Сократ - Йозеф Томан
Шрифт:
Интервал:
Закладка:
Еще в апреле 1935 года супруги Томаны вместе с группой художников из общества "Манес" посетили Испанию. В Севилье им показали "Ла Каридад" огромную монастырскую больницу с мраморными полами, золотыми подсвечниками и картинами на стенах. А на каменной плите у порога храма Милосердия писатель прочел надпись: "Здесь лежат кости и прах худшего из живших на земле, Мигеля Маньяры. Молитесь за него!" И герой Томана - это не легендарный дон Хуан Тенорио, который у Тирсо де Молины заключал сделку с дьяволом и в наказание за свои прегрешения проваливался в тартарары, а так называемый подлинный Дон Жуан - граф Мигель де Маньяра Виссентелья-и-Лека, в конце жизни построивший "Ла Каридад". В художественную литературу его ввели Мериме, Дюма, испанский драматург Сорилья. Томан целиком сохраняет сюжетную канву народной и церковной легенды о возвращении великого грешника на путь праведный под воздействием великой силы женской любви. Но он попытался осмыслить эту легенду исторически. Рисуя Дон Жуана вслед за Э. Т. А. Гофманом - как "бунтаря против морали своей эпохи" и - вслед за Мериме - как жертву породившей его среды, чешский писатель стремится быть верным характеру изображаемой эпохи и избранной им среды.
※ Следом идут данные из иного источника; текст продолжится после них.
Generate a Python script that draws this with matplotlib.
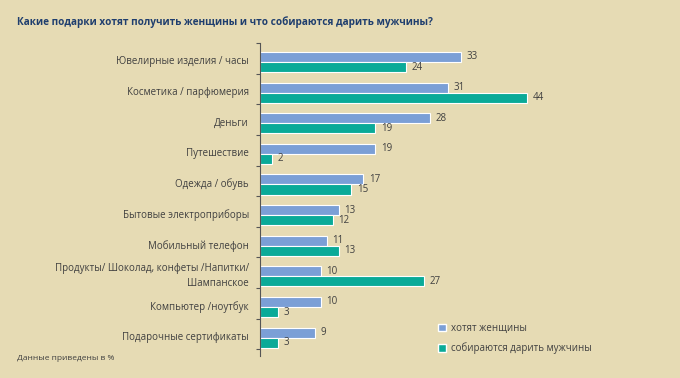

В романе Томана Дон Жуан, которого вновь и вновь воскрешали Мольер и Гольдони, Байрон и Ленау, Пушкин и А. К. Толстой, предстает натурой сложной и противоречивой, сочетая в себе черты едва ли не всех своих значительных литературных предшественников. Это и всевластный феодал, ни перед чем не останавливающийся для удовлетворения своей прихоти, и вольнодумец, протестующий против церковной догмы о греховности всего земного, и титан страсти, восстающий против самого бога, и романтическая жертва вечной неудовлетворенности, вечного несоответствия реальности идеалу, и человек, пороки которого порождены воспитанием. Но духовный путь героя обретает внутреннюю логику и высокий смысл, поскольку он отражает подлинную диалектическую противоречивость исторического развития европейской культуры.
В XVII веке радостный свет Ренессанса уступает мистическому мраку барокко. И в этой борьбе света и мрака формируется характер томановского героя. В противовес комедийно-ренессансной трактовке похождений Дон Жуана Томан подчеркивает духовную опустошенность своего героя, внутренний холод, таящийся на дне страсти, эгоизм и феодальную жестокость, скрывающуюся за индивидуалистическим протестом против бога и общества. Ведь Ренессанс для Томана - это не только эпоха расцвета гуманизма, возрождения философии античности, торжества научного эмпиризма, возникновения социально-утопических идеалов, не только эпоха великого искусства и великой литературы, но и эпоха индивидуалистического титанизма. Утверждение барокко не было лишь победой феодальной реакции и контрреформации, оно знаменовало собой кризис индивидуалистического ренессансного мировоззрения. Вот почему бунт дона Мигеля бесперспективен.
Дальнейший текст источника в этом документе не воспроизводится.